** Start Dataset excerpt **
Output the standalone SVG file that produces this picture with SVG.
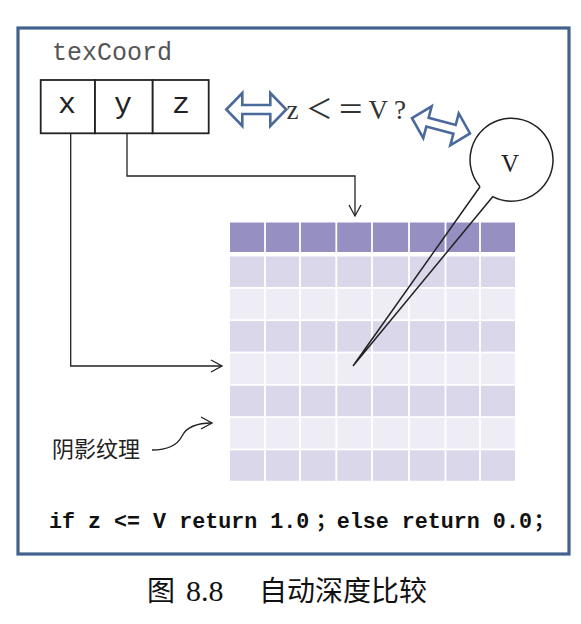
<svg xmlns="http://www.w3.org/2000/svg" width="581" height="624" viewBox="0 0 581 624">
<style>
.ln{fill:none;stroke:#222;stroke-width:1.3}
.box{fill:#fff;stroke:#222;stroke-width:1.8}
.mono{font-family:"Liberation Mono","DejaVu Sans Mono",monospace}
.dbl{fill:#fff;stroke:#4b6a9b;stroke-width:2.6;stroke-linejoin:miter}
.dark{fill:#9590c1}.mid{fill:#dbd7eb}.light{fill:#eeedf5}
</style>
<defs>
<marker id="ah" markerWidth="14" markerHeight="14" refX="12" refY="7" orient="auto" markerUnits="userSpaceOnUse">
<path d="M1,1 L12,7 L1,13" fill="none" stroke="#222" stroke-width="1.3"/>
</marker>
<path id="dblarrow" d="M-30,0 L-14,-16.5 L-14,-4.5 L14,-4.5 L14,-16.5 L30,0 L14,16.5 L14,4.5 L-14,4.5 L-14,16.5 Z"/>
</defs>
<rect width="581" height="624" fill="#fff"/>
<rect x="18" y="28" width="551" height="526" fill="#fff" stroke="#42618f" stroke-width="3.2"/>

<g id="texcoord">
<text x="52" y="60" class="mono" font-size="25" fill="#555">texCoord</text>
<rect x="40.7" y="80" width="54.3" height="53.3" class="box"/>
<rect x="95" y="80" width="57.7" height="53.3" class="box"/>
<rect x="152.7" y="80" width="56" height="53.3" class="box"/>
<text class="mono" font-size="30" fill="#222" text-anchor="middle"><tspan x="67" y="113">x</tspan><tspan x="123" y="113">y</tspan><tspan x="181" y="113">z</tspan></text>
</g>

<g id="grid">
<rect x="230" y="222.5" width="285" height="29.5" class="dark"/>
<rect x="230" y="256.5" width="285" height="30.5" class="mid"/>
<rect x="230" y="288.8" width="285" height="30.5" class="light"/>
<rect x="230" y="321.1" width="285" height="30.5" class="mid"/>
<rect x="230" y="353.4" width="285" height="30.5" class="light"/>
<rect x="230" y="385.7" width="285" height="30.5" class="mid"/>
<rect x="230" y="418" width="285" height="30.5" class="light"/>
<rect x="230" y="450.3" width="285" height="30.5" class="mid"/>
<g stroke="#fff" stroke-width="1.8">
<line x1="265" y1="222" x2="265" y2="482"/>
<line x1="300" y1="222" x2="300" y2="482"/>
<line x1="336.3" y1="222" x2="336.3" y2="482"/>
<line x1="372" y1="222" x2="372" y2="482"/>
<line x1="409" y1="222" x2="409" y2="482"/>
<line x1="445.5" y1="222" x2="445.5" y2="482"/>
<line x1="480" y1="222" x2="480" y2="482"/>
</g>
</g>

<g id="connectors">
<path class="ln" d="M70.7,133.3 V366 H222" marker-end="url(#ah)"/>
<path class="ln" d="M127,133.3 V176 H355 V216" marker-end="url(#ah)"/>
<path class="ln" d="M152,450 C170,450 178,444 182,436 C187,426 199,423 212,423" marker-end="url(#ah)"/>
</g>

<g id="pin">
<path d="M480,186.7 L353,366 L492.7,196.7 A41.5,41.5 0 1 0 480,186.7" fill="none" stroke="#222" stroke-width="1.5" stroke-linejoin="miter"/>
<text x="510" y="171.5" font-family="Liberation Serif,serif" font-size="25" fill="#222" text-anchor="middle">V</text>
</g>

<g id="arrows">
<use href="#dblarrow" class="dbl" transform="translate(256.3,109.5)"/>
<use href="#dblarrow" class="dbl" transform="translate(441,125.8) rotate(14.8)"/>
</g>

<g id="compare">
<text font-family="Liberation Serif,'Noto Sans CJK SC',serif" font-size="27" fill="#333" text-anchor="middle"><tspan x="292.5" y="118.5">z</tspan><tspan x="319.3" y="118.5" font-family="'Noto Sans CJK SC',sans-serif" font-size="27">＜</tspan><tspan x="350.8" y="118.5" font-family="'Noto Sans CJK SC',sans-serif" font-size="27">＝</tspan><tspan x="378.3" y="118.5">V</tspan><tspan x="400" y="118.5">?</tspan></text>
</g>

<g id="label">
<text x="52" y="457" font-family="'Noto Sans CJK SC',sans-serif" font-size="22" fill="#222">阴影纹理</text>
</g>

<g id="code">
<text class="mono" font-size="21.7" font-weight="bold" fill="#111"><tspan x="49" y="528">if z &lt;= V return 1.0</tspan><tspan x="316" y="528" font-family="'Noto Sans CJK SC',sans-serif" font-size="20">；</tspan><tspan x="336.7" y="528">else return 0.0</tspan><tspan x="534" y="528" font-family="'Noto Sans CJK SC',sans-serif" font-size="20">；</tspan></text>
</g>

<g id="caption">
<text font-family="'Noto Sans CJK SC',sans-serif" font-size="28" fill="#111"><tspan x="147" y="601">图</tspan><tspan x="186" y="601" font-family="Liberation Serif,serif" font-size="30">8.8</tspan><tspan x="259" y="601">自动深度比较</tspan></text>
</g>
</svg>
** End Dataset excerpt **
* [Exercise description]:
Reproduce each line word for word and drop the pictures.

* [Result of the task]:
Output the standalone SVG file that produces this picture with SVG.
<svg xmlns="http://www.w3.org/2000/svg" width="581" height="624" viewBox="0 0 581 624">
<style>
.ln{fill:none;stroke:#222;stroke-width:1.3}
.box{fill:#fff;stroke:#222;stroke-width:1.8}
.mono{font-family:"Liberation Mono","DejaVu Sans Mono",monospace}
.dbl{fill:#fff;stroke:#4b6a9b;stroke-width:2.6;stroke-linejoin:miter}
.dark{fill:#9590c1}.mid{fill:#dbd7eb}.light{fill:#eeedf5}
</style>
<defs>
<marker id="ah" markerWidth="14" markerHeight="14" refX="12" refY="7" orient="auto" markerUnits="userSpaceOnUse">
<path d="M1,1 L12,7 L1,13" fill="none" stroke="#222" stroke-width="1.3"/>
</marker>
<path id="dblarrow" d="M-30,0 L-14,-16.5 L-14,-4.5 L14,-4.5 L14,-16.5 L30,0 L14,16.5 L14,4.5 L-14,4.5 L-14,16.5 Z"/>
</defs>
<rect width="581" height="624" fill="#fff"/>
<rect x="18" y="28" width="551" height="526" fill="#fff" stroke="#42618f" stroke-width="3.2"/>

<g id="texcoord">
<text x="52" y="60" class="mono" font-size="25" fill="#555">texCoord</text>
<rect x="40.7" y="80" width="54.3" height="53.3" class="box"/>
<rect x="95" y="80" width="57.7" height="53.3" class="box"/>
<rect x="152.7" y="80" width="56" height="53.3" class="box"/>
<text class="mono" font-size="30" fill="#222" text-anchor="middle"><tspan x="67" y="113">x</tspan><tspan x="123" y="113">y</tspan><tspan x="181" y="113">z</tspan></text>
</g>

<g id="grid">
<rect x="230" y="222.5" width="285" height="29.5" class="dark"/>
<rect x="230" y="256.5" width="285" height="30.5" class="mid"/>
<rect x="230" y="288.8" width="285" height="30.5" class="light"/>
<rect x="230" y="321.1" width="285" height="30.5" class="mid"/>
<rect x="230" y="353.4" width="285" height="30.5" class="light"/>
<rect x="230" y="385.7" width="285" height="30.5" class="mid"/>
<rect x="230" y="418" width="285" height="30.5" class="light"/>
<rect x="230" y="450.3" width="285" height="30.5" class="mid"/>
<g stroke="#fff" stroke-width="1.8">
<line x1="265" y1="222" x2="265" y2="482"/>
<line x1="300" y1="222" x2="300" y2="482"/>
<line x1="336.3" y1="222" x2="336.3" y2="482"/>
<line x1="372" y1="222" x2="372" y2="482"/>
<line x1="409" y1="222" x2="409" y2="482"/>
<line x1="445.5" y1="222" x2="445.5" y2="482"/>
<line x1="480" y1="222" x2="480" y2="482"/>
</g>
</g>

<g id="connectors">
<path class="ln" d="M70.7,133.3 V366 H222" marker-end="url(#ah)"/>
<path class="ln" d="M127,133.3 V176 H355 V216" marker-end="url(#ah)"/>
<path class="ln" d="M152,450 C170,450 178,444 182,436 C187,426 199,423 212,423" marker-end="url(#ah)"/>
</g>

<g id="pin">
<path d="M480,186.7 L353,366 L492.7,196.7 A41.5,41.5 0 1 0 480,186.7" fill="none" stroke="#222" stroke-width="1.5" stroke-linejoin="miter"/>
<text x="510" y="171.5" font-family="Liberation Serif,serif" font-size="25" fill="#222" text-anchor="middle">V</text>
</g>

<g id="arrows">
<use href="#dblarrow" class="dbl" transform="translate(256.3,109.5)"/>
<use href="#dblarrow" class="dbl" transform="translate(441,125.8) rotate(14.8)"/>
</g>

<g id="compare">
<text font-family="Liberation Serif,'Noto Sans CJK SC',serif" font-size="27" fill="#333" text-anchor="middle"><tspan x="292.5" y="118.5">z</tspan><tspan x="319.3" y="118.5" font-family="'Noto Sans CJK SC',sans-serif" font-size="27">＜</tspan><tspan x="350.8" y="118.5" font-family="'Noto Sans CJK SC',sans-serif" font-size="27">＝</tspan><tspan x="378.3" y="118.5">V</tspan><tspan x="400" y="118.5">?</tspan></text>
</g>

<g id="label">
<text x="52" y="457" font-family="'Noto Sans CJK SC',sans-serif" font-size="22" fill="#222">阴影纹理</text>
</g>

<g id="code">
<text class="mono" font-size="21.7" font-weight="bold" fill="#111"><tspan x="49" y="528">if z &lt;= V return 1.0</tspan><tspan x="316" y="528" font-family="'Noto Sans CJK SC',sans-serif" font-size="20">；</tspan><tspan x="336.7" y="528">else return 0.0</tspan><tspan x="534" y="528" font-family="'Noto Sans CJK SC',sans-serif" font-size="20">；</tspan></text>
</g>

<g id="caption">
<text font-family="'Noto Sans CJK SC',sans-serif" font-size="28" fill="#111"><tspan x="147" y="601">图</tspan><tspan x="186" y="601" font-family="Liberation Serif,serif" font-size="30">8.8</tspan><tspan x="259" y="601">自动深度比较</tspan></text>
</g>
</svg>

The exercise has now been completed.